Martin Simpson happened to be in town, teaching at Richard Thompson’s acoustic guitar and songwriting camp, Frets and Refrains (as was Traum – Woodstock really is this kind of place, friends). So Traum invited him to be on the record. Fingerpicking fans, and those who love the glide of Simpson’s slide guitar, listen, and rejoice. John Sebastian is one of Traum’s closest friends — and a Woodstock neighbor, who gave one of the best solo shows I’ve ever heard at the Woodstock Playhouse in 2014. Sebastian’s lyrical, lovely harmonica has more ways of speaking than one can imagine. Yet I dare to say that Traum’s favorite musician on Just For The Love Of It is his son, Adam. Traum speaks of Adam with quiet pride, as modest about Adam’s talent and success as he is about his own. “It’s a nice thing – every musical dad’s dream is that he’d like the same kind of music I like. And he’s making his way as a musician.”
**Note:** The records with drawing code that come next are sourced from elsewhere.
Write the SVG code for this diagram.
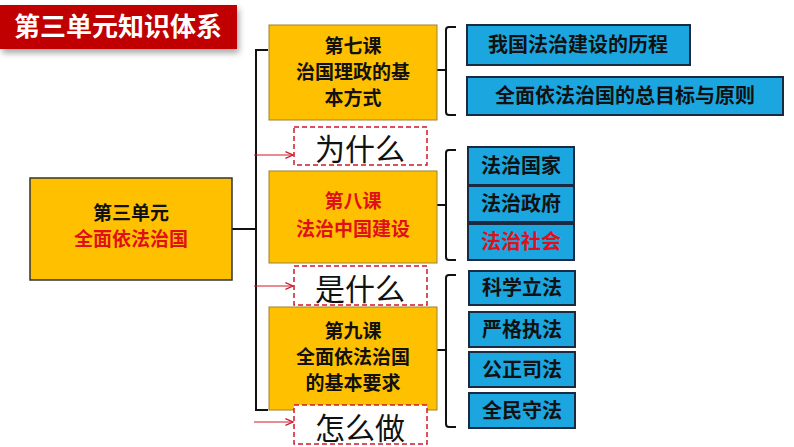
<svg xmlns="http://www.w3.org/2000/svg" width="794" height="447" viewBox="0 0 794 447">
<defs>
<style>
.t{font-family:"Liberation Sans","Noto Sans CJK SC",sans-serif;font-weight:bold;text-anchor:middle}
.y{fill:#FFC000;stroke:#A08030;stroke-width:1}
.b{fill:#1BA6DF;stroke:#1a2a40;stroke-width:2}
.d{fill:#fff;stroke:#D0182A;stroke-width:1.5;stroke-dasharray:5 3}
.ln{fill:none;stroke:#111;stroke-width:2}
.ar{stroke:#D0182A;stroke-width:1.2;fill:none}
</style>
<marker id="a" viewBox="0 0 10 10" refX="9" refY="5" markerWidth="7" markerHeight="7" orient="auto"><path d="M0,1 L9,5 L0,9" fill="none" stroke="#D0182A" stroke-width="1.5"/></marker>
<filter id="sh" x="-10%" y="-10%" width="130%" height="150%"><feDropShadow dx="2" dy="4" stdDeviation="3" flood-opacity="0.35"/></filter>
</defs>
<rect width="794" height="447" fill="#fff"/>
<g id="title"><rect x="0" y="5" width="237" height="44" fill="#C00000" filter="url(#sh)"/><text class="t" x="118" y="36" font-size="26" fill="#fff">第三单元知识体系</text></g>
<g id="connectors">
<path class="ln" d="M268,50 H256 V410 H268 M232,229 H256"/>
<path class="ln" d="M437,70 H446 M456,27 H449 Q446,27 446,30 V112 Q446,115 449,115 H456"/>
<path class="ln" d="M446,205 H446 M456,150 H449 Q446,150 446,153 V257 Q446,260 449,260 H456 M437,205 H446"/>
<path class="ln" d="M437,350 H446 M456,275 H449 Q446,275 446,278 V424 Q446,427 449,427 H456"/>
<line class="ar" x1="254" y1="155" x2="293" y2="155" marker-end="url(#a)"/>
<line class="ar" x1="254" y1="286" x2="293" y2="286" marker-end="url(#a)"/>
<line class="ar" x1="254" y1="422" x2="293" y2="422" marker-end="url(#a)"/>
</g>
<g id="unit"><rect x="30" y="178" width="202" height="102" fill="#FFC000" stroke="#333" stroke-width="1.5"/><text class="t" x="131" y="220" font-size="19" fill="#111">第三单元</text><text class="t" x="131" y="246" font-size="19" fill="#E0101A">全面依法治国</text></g>
<g id="l7"><rect class="y" x="269" y="25" width="168" height="95"/><text class="t" x="353" y="53" font-size="19" fill="#111">第七课</text><text class="t" x="353" y="79" font-size="19" fill="#111">治国理政的基</text><text class="t" x="353" y="105" font-size="19" fill="#111">本方式</text></g>
<g id="why"><rect class="d" x="294" y="127" width="133" height="38"/><text x="360" y="160" font-size="30" text-anchor="middle" font-family="Noto Sans CJK SC,sans-serif" fill="#111">为什么</text></g>
<g id="l8"><rect class="y" x="269" y="171" width="168" height="92"/><text class="t" x="353" y="208" font-size="19" fill="#E0101A">第八课</text><text class="t" x="353" y="236" font-size="19" fill="#E0101A">法治中国建设</text></g>
<g id="what"><rect class="d" x="294" y="266" width="133" height="39"/><text x="360" y="300" font-size="30" text-anchor="middle" font-family="Noto Sans CJK SC,sans-serif" fill="#111">是什么</text></g>
<g id="l9"><rect class="y" x="269" y="307" width="168" height="103"/><text class="t" x="353" y="338" font-size="19" fill="#111">第九课</text><text class="t" x="353" y="364" font-size="19" fill="#111">全面依法治国</text><text class="t" x="353" y="390" font-size="19" fill="#111">的基本要求</text></g>
<g id="how"><rect class="d" x="294" y="405" width="133" height="39"/><text x="360" y="439" font-size="30" text-anchor="middle" font-family="Noto Sans CJK SC,sans-serif" fill="#111">怎么做</text></g>
<g id="r1"><rect class="b" x="467" y="25" width="223" height="40"/><text class="t" x="578" y="52" font-size="20" fill="#111">我国法治建设的历程</text></g>
<g id="r2"><rect class="b" x="467" y="77" width="316" height="38"/><text class="t" x="625" y="103" font-size="20" fill="#111">全面依法治国的总目标与原则</text></g>
<g id="r3"><rect class="b" x="468" y="147" width="106" height="38"/><text class="t" x="521" y="173" font-size="20" fill="#111">法治国家</text></g>
<g id="r4"><rect class="b" x="468" y="186" width="106" height="36"/><text class="t" x="521" y="211" font-size="20" fill="#111">法治政府</text></g>
<g id="r5"><rect class="b" x="468" y="224" width="106" height="36"/><text class="t" x="521" y="249" font-size="20" fill="#E0101A">法治社会</text></g>
<g id="r6"><rect class="b" x="469" y="271" width="106" height="34"/><text class="t" x="522" y="295" font-size="20" fill="#111">科学立法</text></g>
<g id="r7"><rect class="b" x="469" y="312" width="106" height="35"/><text class="t" x="522" y="337" font-size="20" fill="#111">严格执法</text></g>
<g id="r8"><rect class="b" x="469" y="352" width="106" height="35"/><text class="t" x="522" y="377" font-size="20" fill="#111">公正司法</text></g>
<g id="r9"><rect class="b" x="469" y="393" width="106" height="35"/><text class="t" x="522" y="418" font-size="20" fill="#111">全民守法</text></g>
</svg>
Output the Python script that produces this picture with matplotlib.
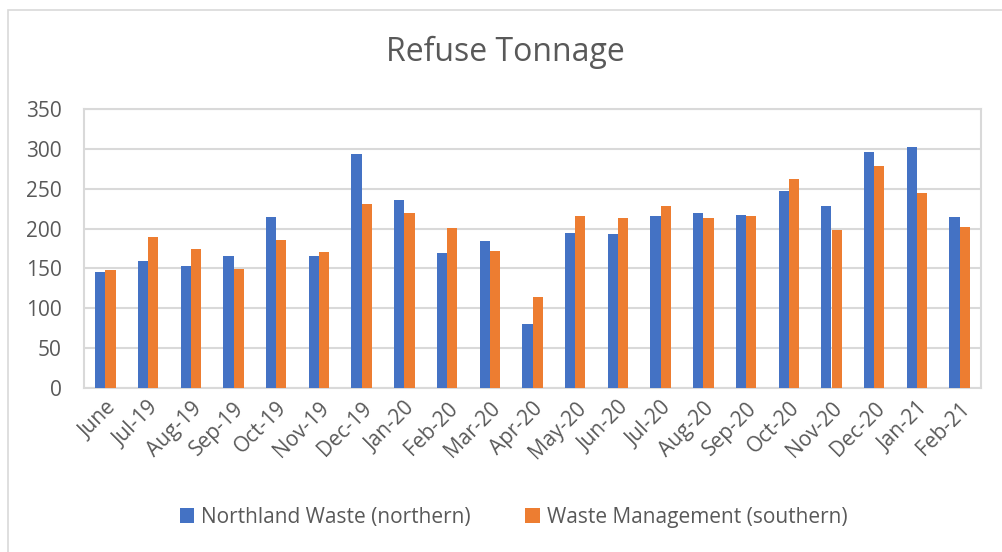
import matplotlib.pyplot as plt
import numpy as np
from matplotlib.patches import Rectangle

months = ["June", "Jul-19", "Aug-19", "Sep-19", "Oct-19", "Nov-19", "Dec-19",
          "Jan-20", "Feb-20", "Mar-20", "Apr-20", "May-20", "Jun-20", "Jul-20",
          "Aug-20", "Sep-20", "Oct-20", "Nov-20", "Dec-20", "Jan-21", "Feb-21"]
northland = [145, 159, 153, 166, 214, 165, 293, 236, 169, 185, 80, 195,
             193, 216, 220, 217, 247, 228, 296, 302, 215]
waste_mgmt = [148, 189, 174, 149, 186, 170, 231, 219, 201, 172, 114, 216,
              213, 228, 213, 216, 262, 198, 279, 244, 202]

BLUE = "#4472C4"
ORANGE = "#ED7D31"
GRID = "#D9D9D9"
TEXT = "#595959"

plt.rcParams["font.family"] = ["Open Sans", "DejaVu Sans"]

fig = plt.figure(figsize=(10.02, 5.52), dpi=100)
# chart area frame
fig.patches.append(Rectangle((8 / 1002, -0.1), 1.2, 1 - 10 / 552 + 0.1,
                             transform=fig.transFigure, fill=False,
                             edgecolor=GRID, linewidth=1.2))

ax = fig.add_axes((84 / 1002, 1 - 388 / 552, 897 / 1002, 279 / 552))
x = np.arange(len(months))
w = 0.24
ax.bar(x - w / 2, northland, w, color=BLUE, label="Northland Waste (northern)", zorder=3)
ax.bar(x + w / 2, waste_mgmt, w, color=ORANGE, label="Waste Management (southern)", zorder=3)

ax.set_xlim(-0.5, len(months) - 0.5)
ax.set_ylim(0, 350)
ax.set_yticks(range(0, 351, 50))
ax.grid(axis="y", color=GRID, linewidth=1.5, zorder=0)
for s in ax.spines.values():
    s.set_color(GRID)
    s.set_linewidth(1.5)
ax.tick_params(length=0, colors=TEXT, labelsize=15)
ax.tick_params(axis="y", pad=16)
ax.tick_params(axis="x", pad=7)
ax.set_xticks(x)
ax.set_xticklabels(months, rotation=45, ha="right", rotation_mode="anchor")

fig.text(0.504, 1 - 52 / 552, "Refuse Tonnage", ha="center", va="center",
         fontsize=23, color=TEXT)
ax.legend(loc="center", bbox_to_anchor=(0.479, (388 - 517) / 279), ncol=2,
          frameon=False, fontsize=15, labelcolor=TEXT, handlelength=0.7,
          handleheight=0.7, columnspacing=2.6, handletextpad=0.35)

fig.savefig("out.png", dpi=100)
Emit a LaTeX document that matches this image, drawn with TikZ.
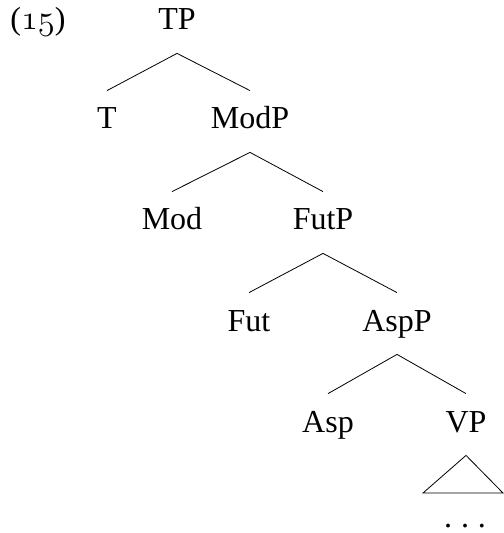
\documentclass[tikz,border=0pt]{standalone}
\usepackage{fontspec}
\setmainfont{Liberation Serif}
\usetikzlibrary{positioning}

% old style digits for the example number
\newcommand{\exnum}[1]{{\usefont{OML}{cmm}{m}{it}#1}}

\begin{document}
\begin{tikzpicture}[
            x = 0.5pt, y = -0.5pt, % one unit per pixel
            thin, % line style
            every node/.style={font=\fontsize{16}{18}\selectfont}
        ]

        \tikzstyle{cat}=[
            anchor = base,
            text height = 10.5pt,
            text depth = 3pt,
            inner xsep = 0pt,
            inner ysep = 8.5pt
        ]

        \useasboundingbox (0,0) rectangle (503,533);

        \node[anchor=base west, inner sep=0pt] (ex) at (10,30) {(\exnum{15})};

        \node[cat] (TP) at (177,30) {TP};

        \node[cat] (T) at (107,129) {T};
        \node[cat] (ModP) at (250,129) {ModP};

        \node[cat] (Mod) at (172,230) {Mod};
        \node[cat] (FutP) at (323,230) {FutP};

        \node[cat] (Fut) at (249,331) {Fut};
        \node[cat] (AspP) at (397,331) {AspP};

        \node[cat] (Asp) at (328,432) {Asp};
        \node[cat] (VP) at (466,432) {VP};

        \coordinate (VPl) at (423,493);
        \coordinate (VPr) at (503,493);
        \node[anchor=base, inner sep=0pt] (dots) at (465,527) {.\kern4.5pt.\kern4.5pt.};

        \path[-]
            (TP.south)    edge    (T.north)
            (TP.south)    edge    (ModP.north)
            (ModP.south)  edge    (Mod.north)
            (ModP.south)  edge    (FutP.north)
            (FutP.south)  edge    (Fut.north)
            (FutP.south)  edge    (AspP.north)
            (AspP.south)  edge    (Asp.north)
            (AspP.south)  edge    (VP.north);

        \draw (VP.south) -- (VPl) -- (VPr) -- cycle;

  \end{tikzpicture}
\end{document}
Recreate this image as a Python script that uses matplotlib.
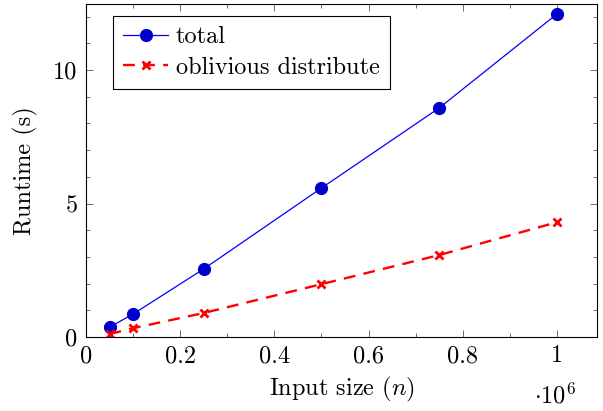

Just For The Love Of It was a title chosen by Jane Traum. Says Happy, “I’d thought of calling the record Things Are Coming My Way [which is Track 6], but I didn’t want to highlight one song over the other.” Jane suggested a name that summed up why Happy had sat down with his friends in the first place, and it’s perfect. In support of his new record, and also a show he’s recently put together called Coming Of Age In The Folk Revival, Traum will soon be leaving the Catskills for some time on the road. Go. It’s 2016 this weekend. With pleasure, I can wish you a happy, and a Happy, new year today.